• _TASK DIRECTIONS_
Copy the lines of the data below exactly, starting at the first and stopping after the line that contains "const qPoint = [48.2, 35.3]"; include no pictures.

Records from a collection:
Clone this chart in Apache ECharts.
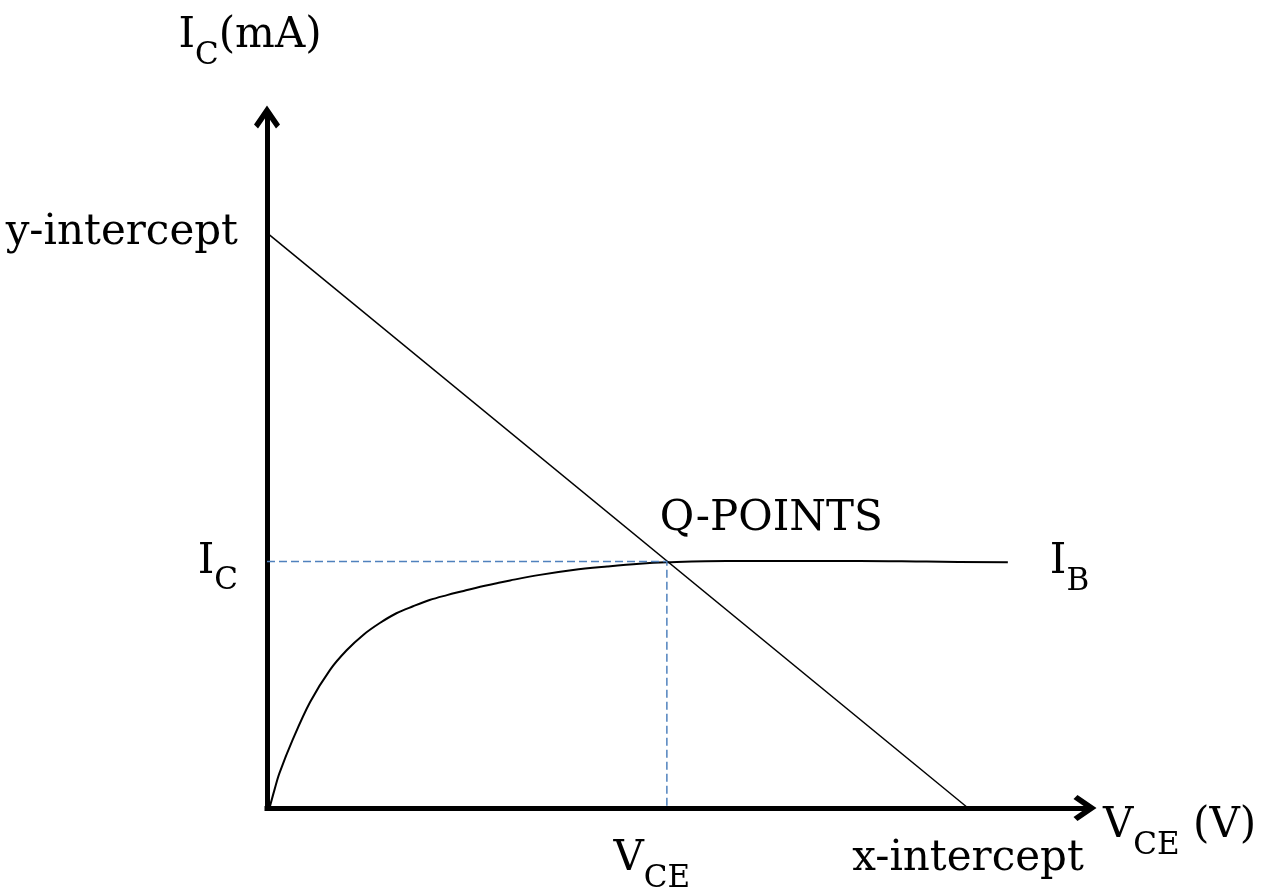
<!DOCTYPE html>
<html>
<head>
<meta charset="utf-8">
<script src="https://cdn.jsdelivr.net/npm/echarts@6/dist/echarts.min.js"></script>
<style>
  html, body { margin: 0; padding: 0; background: #fff; }
  #chart { width: 1272px; height: 889px; }
</style>
</head>
<body>
<div id="chart"></div>
<script>
// load line end points (x-intercept / y-intercept)
const loadLineX = [0, 84.5]
const loadLineY = [82.4, 0]

// I_B characteristic curve
const curveX = [0.3, 0.9, 1.5, 3.1, 5.2, 7.6, 9.6, 11.6, 13.6, 15.6, 17.6, 19.6, 21.7, 23.7, 25.7, 27.7, 29.3, 32.9, 36.9, 41.0, 44.9, 48.2, 55.4, 63.4, 71.4, 79.5, 89.3]
const curveY = [0, 2.6, 5.0, 9.8, 15.2, 19.8, 22.6, 24.8, 26.5, 27.9, 28.9, 29.8, 30.5, 31.1, 31.7, 32.2, 32.6, 33.4, 34.1, 34.6, 35.0, 35.2, 35.4, 35.4, 35.4, 35.3, 35.2]

// operating point
const qPoint = [48.2, 35.3]

// axis tick labels
const xTicks = [48.2, 84.5]
const xTickLabels = ['{m|V}{s|CE}{p|}', '{m|x-intercept}']
const yTicks = [82.4, 35.3]
const yTickLabels = ['{m|y-intercept}', '{m|I}{s|C}']

const FONT = '"DejaVu Serif", "Liberation Serif", serif'
const rich = {
  m: { fontSize: 42, fontFamily: FONT, color: '#000', lineHeight: 70 },
  s: { fontSize: 31, fontFamily: FONT, color: '#000', verticalAlign: 'bottom' },
  p: { width: 30 }
}
// open chevron arrow head, pointing up
const arrowHead = 'path://M13 0 L26 19 L22 23 L13 10 L4 23 L0 19 Z'

const chart = echarts.init(document.getElementById('chart'))
chart.setOption({
  animation: false,
  backgroundColor: '#fff',
  grid: { left: 267, right: 187, top: 117, bottom: 81, containLabel: false, outerBoundsMode: 'none' },
  xAxis: {
    type: 'value',
    min: 0,
    max: 98.6,
    splitLine: { show: false },
    axisTick: { show: false },
    axisLine: {
      lineStyle: { color: '#000', width: 5, cap: 'square' },
      symbol: ['none', arrowHead],
      symbolSize: [26, 24]
    },
    axisLabel: {
      customValues: xTicks,
      margin: 16,
      color: '#000',
      rich: rich,
      formatter: v => xTickLabels[xTicks.indexOf(v)] || ''
    },
    name: '{m|V}{s|CE}{m| (V)}',
    nameLocation: 'end',
    nameGap: 18,
    nameTextStyle: { rich: rich, padding: [36, 0, 0, 0] }
  },
  yAxis: {
    type: 'value',
    min: 0,
    max: 99,
    splitLine: { show: false },
    axisTick: { show: false },
    axisLine: {
      lineStyle: { color: '#000', width: 5, cap: 'square' },
      symbol: ['none', arrowHead],
      symbolSize: [26, 24]
    },
    axisLabel: {
      customValues: yTicks,
      margin: 29,
      color: '#000',
      rich: rich,
      formatter: v => yTickLabels[yTicks.indexOf(v)] || ''
    },
    name: '{m|I}{s|C}{m|(mA)}',
    nameLocation: 'end',
    nameGap: 46,
    nameTextStyle: { rich: rich, padding: [0, 34, 0, 0] }
  },
  series: [
    {
      name: 'load line',
      type: 'line',
      symbol: 'none',
      lineStyle: { color: '#000', width: 1.5 },
      data: loadLineX.map((x, i) => [x, loadLineY[i]])
    },
    {
      name: 'IB',
      type: 'line',
      symbol: 'none',
      smooth: 0.35,
      lineStyle: { color: '#000', width: 2 },
      data: curveX.map((x, i) => [x, curveY[i]]),
      endLabel: {
        show: true,
        distance: 42,
        formatter: '{m|I}{s|B}',
        rich: rich
      }
    },
    {
      name: 'guides',
      type: 'line',
      symbol: 'none',
      lineStyle: { color: '#4F81BD', width: 1.5, type: [8, 4] },
      data: [[0, qPoint[1]], qPoint, [qPoint[0], 0]]
    },
    {
      name: 'Q',
      type: 'scatter',
      symbolSize: 0,
      itemStyle: { opacity: 1 },
      data: [qPoint],
      label: {
        show: true,
        position: 'top',
        distance: 0,
        align: 'left',
        verticalAlign: 'bottom',
        offset: [-7, -22],
        fontSize: 42,
        fontFamily: FONT,
        color: '#000',
        formatter: 'Q-POINTS'
      }
    }
  ]
})
</script>
</body>
</html>
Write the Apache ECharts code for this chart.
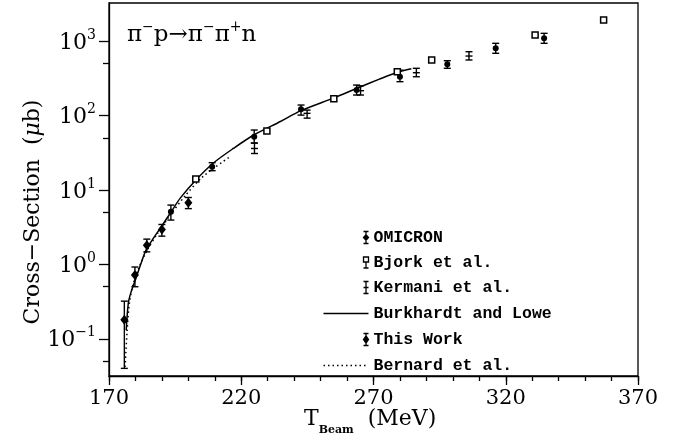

• _RESULT OF THIS TASK_
Clone this chart in Apache ECharts.
<!DOCTYPE html>
<html>
<head>
<meta charset="utf-8">
<script src="https://cdn.jsdelivr.net/npm/echarts@6/dist/echarts.min.js"></script>
<style>
  html, body { margin: 0; padding: 0; background: #fff; }
  #chart { width: 1272px; height: 889px; }
</style>
</head>
<body>
<div id="chart"></div>
<script>
// load line end points (x-intercept / y-intercept)
const loadLineX = [0, 84.5]
const loadLineY = [82.4, 0]

// I_B characteristic curve
const curveX = [0.3, 0.9, 1.5, 3.1, 5.2, 7.6, 9.6, 11.6, 13.6, 15.6, 17.6, 19.6, 21.7, 23.7, 25.7, 27.7, 29.3, 32.9, 36.9, 41.0, 44.9, 48.2, 55.4, 63.4, 71.4, 79.5, 89.3]
const curveY = [0, 2.6, 5.0, 9.8, 15.2, 19.8, 22.6, 24.8, 26.5, 27.9, 28.9, 29.8, 30.5, 31.1, 31.7, 32.2, 32.6, 33.4, 34.1, 34.6, 35.0, 35.2, 35.4, 35.4, 35.4, 35.3, 35.2]

// operating point
const qPoint = [48.2, 35.3]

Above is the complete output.